Mineweb’s Kip Keen speaks at Mexican Roundup, sharing some hopeful thoughts about the junior market.

These are Kip Keen’s prepared remarks as the keynote speaker at Mexican Roundup in Hermosillo, Mexico:

Thank you Jackie Stephens, Mexican Roundup and GlobeXplore for having me. Ok. Buenos dias y lo siento.

I’m going to talk about the state of the mining industry. I promise, at least in the end, this won’t sound like a eulogy, at least as far as juniors are concerned. But first: What a year it’s been.

Just when you thought the mining sector, as a whole, had suffered its worst blows halfway through the year, 2014, it took some more.

By mid last year we had already been through a wave of impairments taken after overpriced boomtime acquisitions – Kinross on Redback Mining and Fruta del Norte; Barrick on Pascua; and so on.

The price of iron ore – the lifeblood of the large diversified miners – already was down by nearly half from close to $200/tonne in 2012 to about $100/tonne in the first half of 2014.

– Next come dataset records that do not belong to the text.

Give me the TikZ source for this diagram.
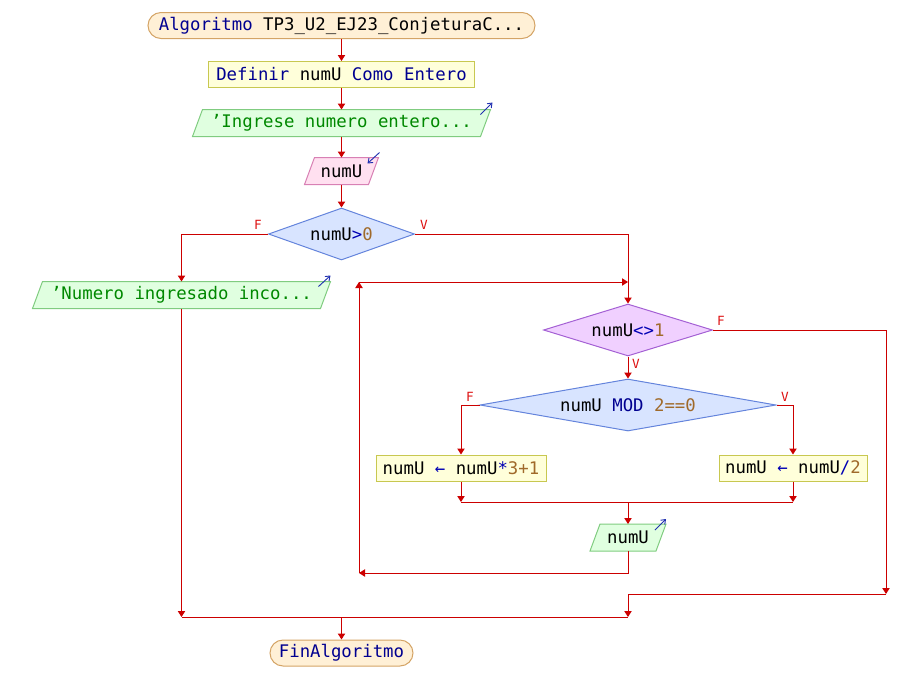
\documentclass[tikz,border=0pt]{standalone}
\usepackage{fontspec}
\setmainfont{DejaVu Sans Mono}
\usetikzlibrary{shapes.geometric,arrows.meta,backgrounds}
\definecolor{ln}{HTML}{CC0000}
\definecolor{labC}{HTML}{DD1111}
\definecolor{termF}{HTML}{FFF0D6}
\definecolor{termB}{HTML}{D4A466}
\definecolor{procF}{HTML}{FFFFDA}
\definecolor{procB}{HTML}{C8C850}
\definecolor{outF}{HTML}{E0FFE0}
\definecolor{outB}{HTML}{80CC80}
\definecolor{inF}{HTML}{FFE0F0}
\definecolor{inB}{HTML}{D880B4}
\definecolor{condF}{HTML}{D8E4FF}
\definecolor{condB}{HTML}{6484DC}
\definecolor{loopF}{HTML}{F0D0FF}
\definecolor{loopB}{HTML}{A460D4}
\definecolor{kwC}{HTML}{000090}
\definecolor{opC}{HTML}{0000B4}
\definecolor{numC}{HTML}{A06A2A}
\definecolor{strC}{HTML}{008800}
\definecolor{iconC}{HTML}{2030B0}
\newcommand\ioshape[3]{%
  \begin{scope}[on background layer]
    \draw[line width=0.75pt,draw=#3,fill=#2]
      ([xshift=-3.75pt]#1.south west) -- ([xshift=-3.75pt]#1.south east) --
      ([xshift=3.75pt]#1.north east) -- ([xshift=3.75pt]#1.north west) -- cycle;
  \end{scope}}
\begin{document}
\begin{tikzpicture}[x=0.75pt,y=-0.75pt,
  base/.style={inner sep=0pt, font=\fontsize{13}{15}\selectfont, line width=0.75pt},
  term/.style={base, rounded corners=9.75pt, draw=termB, fill=termF, minimum height=19.5pt},
  proc/.style={base, draw=procB, fill=procF, minimum height=19.5pt},
  io/.style={base, minimum height=19.5pt},
  cond/.style={base, diamond, draw=condB, fill=condF, minimum height=39pt},
  loopc/.style={cond, draw=loopB, fill=loopF},
  flow/.style={draw=ln, line width=0.75pt, -{Triangle[width=5.5pt,length=4.5pt]}},
  wire/.style={draw=ln, line width=0.75pt},
  lab/.style={font=\fontsize{9.5}{10}\selectfont, text=labC, inner sep=0pt},
  icon/.style={draw=iconC, line width=0.7pt, -{Straight Barb[length=3pt,width=4.5pt]}}]
\useasboundingbox (0,0) rectangle (901,683);

% nodes
\node[term, minimum width=290.25pt] (start) at (341.5,25.5)
  {\textcolor{kwC}{Algoritmo} TP3\_U2\_EJ23\_ConjeturaC...};
\node[proc, minimum width=199.5pt] (def) at (341.5,74.5)
  {\textcolor{kwC}{Definir} numU \textcolor{kwC}{Como Entero}};
\node[io, minimum width=215.25pt] (e1) at (341.5,123)
  {\textcolor{strC}{\char39 Ingrese numero entero...}};
\ioshape{e1}{outF}{outB}
\node[io, minimum width=47.25pt] (leer) at (341.5,171) {numU};
\ioshape{leer}{inF}{inB}
\node[cond, minimum width=109.5pt, aspect=2.8] (d1) at (341.5,234)
  {numU\textcolor{opC}{>}\textcolor{numC}{0}};
\node[io, minimum width=215.25pt] (e2) at (181.5,295)
  {\textcolor{strC}{\char39 Numero ingresado inco...}};
\ioshape{e2}{outF}{outB}
\node[loopc, minimum width=126.75pt, aspect=3.25] (d2) at (628,330)
  {numU\textcolor{opC}{<>}\textcolor{numC}{1}};
\node[cond, minimum width=222pt, aspect=5.7] (d3) at (628,405)
  {numU \textcolor{kwC}{MOD} \textcolor{numC}{2==0}};
\node[proc, minimum width=127.5pt] (a1) at (461,468)
  {numU \textcolor{opC}{←} numU\textcolor{opC}{*}\textcolor{numC}{3+1}};
\node[proc, minimum width=111pt] (a2) at (793,468)
  {numU \textcolor{opC}{←} numU\textcolor{opC}{/}\textcolor{numC}{2}};
\node[io, minimum width=48.75pt] (e3) at (628,537.5) {numU};
\ioshape{e3}{outF}{outB}
\node[term, minimum width=107.25pt] (fin) at (341.5,653)
  {\textcolor{kwC}{FinAlgoritmo}};

% icons
\draw[icon] ([shift={(-5,5)}]e1.north east) -- ([shift={(7,-7)}]e1.north east);
\draw[icon] ([shift={(6,-5)}]leer.north east) -- ([shift={(-6,6)}]leer.north east);
\draw[icon] ([shift={(-7,5)}]e2.north east) -- ([shift={(5,-6)}]e2.north east);
\draw[icon] ([shift={(-6,6)}]e3.north east) -- ([shift={(5,-5)}]e3.north east);

% branch labels
\node[lab] (lf1) at (258,225) {F};
\node[lab] (lv1) at (424,225) {V};
\node[lab] (lf2) at (721,321) {F};
\node[lab] (lv2) at (636,364) {V};
\node[lab] (lf3) at (470,397) {F};
\node[lab] (lv3) at (785,397) {V};

% junction coordinates
\coordinate (jn) at (341.5,617);
\coordinate (lt) at (359,282);
\coordinate (lb) at (359,573);
\coordinate (fr) at (886,594);
\coordinate (mg) at (628,502);

% connectors
\draw[flow] (start.south) -- (def.north);
\draw[flow] (def.south) -- (e1.north);
\draw[flow] (e1.south) -- (leer.north);
\draw[flow] (leer.south) -- (d1.north);
\draw[flow] (d1.west) -| (e2.north);
\draw[flow] (d1.east) -| (d2.north);
\draw[flow] (lt) -- (d2.north |- lt);
\draw[flow] (lb) -- (lt);
\draw[flow] (e3.south) |- (lb);
\draw[flow] (d2.south) -- (d3.north);
\draw[flow] (d3.west) -| (a1.north);
\draw[flow] (d3.east) -| (a2.north);
\draw[flow] (a1.south) -- (a1.south |- mg);
\draw[flow] (a2.south) -- (a2.south |- mg);
\draw[wire] (a1.south |- mg) -- (a2.south |- mg);
\draw[flow] (mg) -- (e3.north);
\draw[flow] (d2.east) -| (fr);
\draw[flow] (fr) -| (d2.south |- jn);
\draw[flow] (e2.south) -- (e2.south |- jn);
\draw[wire] (e2.south |- jn) -- (d2.south |- jn);
\draw[flow] (jn) -- (fin.north);
\end{tikzpicture}
\end{document}
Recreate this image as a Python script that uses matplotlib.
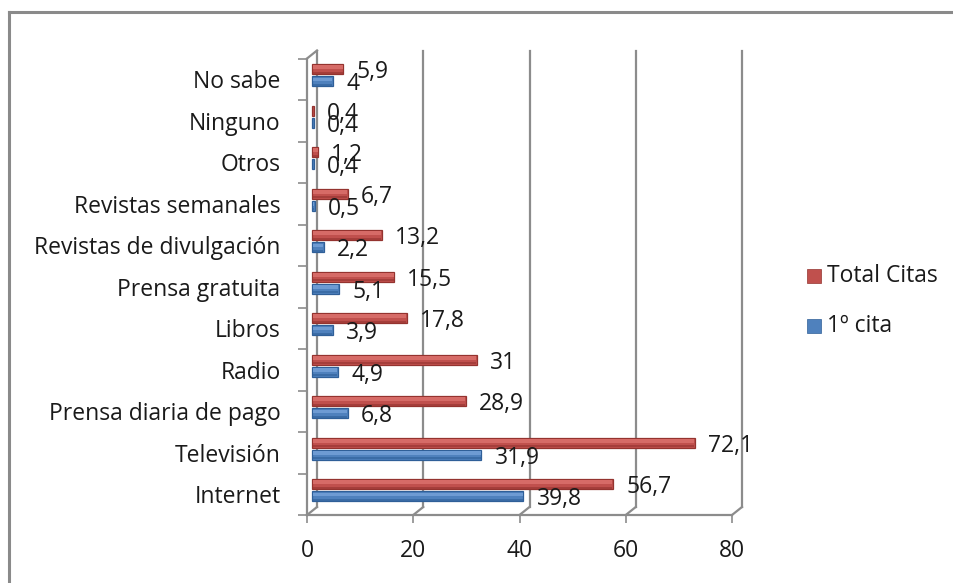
import matplotlib
matplotlib.use("Agg")
import matplotlib.pyplot as plt
from matplotlib.lines import Line2D
from matplotlib.patches import Rectangle

categorias = ["Internet", "Televisión", "Prensa diaria de pago", "Radio", "Libros",
              "Prensa gratuita", "Revistas de divulgación", "Revistas semanales",
              "Otros", "Ninguno", "No sabe"]
total_citas = [56.7, 72.1, 28.9, 31, 17.8, 15.5, 13.2, 6.7, 1.2, 0.4, 5.9]
primera_cita = [39.8, 31.9, 6.8, 4.9, 3.9, 5.1, 2.2, 0.5, 0.4, 0.4, 4]
xticks = [0, 20, 40, 60, 80]

plt.rcParams['font.family'] = ['Open Sans', 'DejaVu Sans']
FS = 16.5
TXT = '#1a1a1a'
GRID = '#8c8c8c'
ROJO, ROJO_OSC, ROJO_CLA = '#C0504D', '#94332F', '#D66B67'
AZUL, AZUL_OSC, AZUL_CLA = '#4F81BD', '#2F5F98', '#6E9BD3'

W, H = 954, 583
fig = plt.figure(figsize=(W / 100, H / 100), dpi=100)

# front plane of the fake 3d box, in pixels
x0, x1 = 307, 732
ybot, ytop = 515, 58.5
ax = fig.add_axes([x0 / W, 1 - ybot / H, (x1 - x0) / W, (ybot - ytop) / H])
ax.set_xlim(0, 80)
ax.set_ylim(-0.5, 10.5)
for s in ax.spines.values():
    s.set_visible(False)

# depth offset (back wall) in data units
DX = 10 * 80 / (x1 - x0)
DY = 8 / ((ybot - ytop) / 11)

# back wall gridlines + floor diagonals
for v in xticks:
    ax.plot([v + DX, v + DX], [-0.5 + DY, 10.5 + DY], color=GRID, lw=1.6, clip_on=False, zorder=1)
    ax.plot([v, v + DX], [-0.5, -0.5 + DY], color=GRID, lw=1.6, clip_on=False, zorder=1)
ax.plot([0, DX], [10.5, 10.5 + DY], color=GRID, lw=1.6, clip_on=False, zorder=1)
# front axes
ax.plot([0, 0], [-0.5, 10.5], color=GRID, lw=1.6, clip_on=False, zorder=2)
ax.plot([0, 80], [-0.5, -0.5], color=GRID, lw=1.6, clip_on=False, zorder=2)

# bars sit half way in depth
y = list(range(len(categorias)))
bh = 0.25
off = 0.145
yr = [v + off + DY / 2 for v in y]
yb = [v - off + DY / 2 for v in y]
for vals, ys, c, co, cc in [(total_citas, yr, ROJO, ROJO_OSC, ROJO_CLA),
                            (primera_cita, yb, AZUL, AZUL_OSC, AZUL_CLA)]:
    ax.barh(ys, vals, height=bh, left=DX / 2, color=c, edgecolor=co, lw=0.9, zorder=3)
    # cylinder shading: light upper band, dark lower band
    ax.barh([v + 0.045 for v in ys], [max(v - 0.25, 0) for v in vals], height=0.09,
            left=DX / 2 + 0.1, color=cc, lw=0, zorder=4)
    ax.barh([v - 0.085 for v in ys], [max(v - 0.25, 0) for v in vals], height=0.05,
            left=DX / 2 + 0.1, color=co, lw=0, zorder=4, alpha=0.6)
    for v, yy in zip(vals, ys):
        lab = f"{v:g}".replace('.', ',')
        ax.annotate(lab, xy=(v + DX / 2, yy), xytext=(13, -3), textcoords='offset pixels',
                    ha='left', va='center', fontsize=FS, color=TXT, zorder=5,
                    annotation_clip=False)

ax.set_xticks(xticks)
ax.set_xticklabels([str(v) for v in xticks], fontsize=FS, color=TXT)
ax.tick_params(axis='x', length=6, width=1.2, color=GRID, pad=11, direction='out')
ax.set_yticks(y)
ax.set_yticklabels(categorias, fontsize=FS, color=TXT)
ax.set_yticks([v - 0.5 for v in range(len(categorias) + 1)], minor=True)
ax.tick_params(axis='y', which='major', length=0, pad=19)
ax.tick_params(axis='y', which='minor', length=6.5, width=1.2, color=GRID)

# legend
for yy, c, co, lab in [(276, ROJO, ROJO_OSC, "Total Citas"), (326, AZUL, AZUL_OSC, "1º cita")]:
    fig.add_artist(Rectangle((807 / W, 1 - (yy + 7) / H), 14 / W, 14 / H, transform=fig.transFigure,
                             facecolor=c, edgecolor=co, lw=0.5))
    fig.text(827 / W, 1 - yy / H, lab, fontsize=FS, color=TXT, va='center', ha='left')

# chart area border
fig.add_artist(Line2D([9 / W, 9 / W], [0, 1 - 12 / H], transform=fig.transFigure, color='#8a8a8a', lw=2.2))
fig.add_artist(Line2D([9 / W, 953 / W], [1 - 12 / H, 1 - 12 / H], transform=fig.transFigure, color='#8a8a8a', lw=2.2))

fig.savefig("out.png", dpi=100)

Gold had done its collapsing in 2013 as ETFs sold off and fewer, at least Western buyers, stopped worrying about impending hyper-inflation.

As it turned out the worst wasn’t over.

Iron ore prices resumed freefall as the low cost diversified producers – expanding supply – slugged it out for market share against the high-cost Chinese iron ore miners, all the while steel demand faltered.

Still a vexing situation, that.

Prices sank below $50/tonne for iron ore this year for the first time in half a decade. The big miners – BHP, Rio, Vale – had expected the price to fall, but not so hard and not so fast.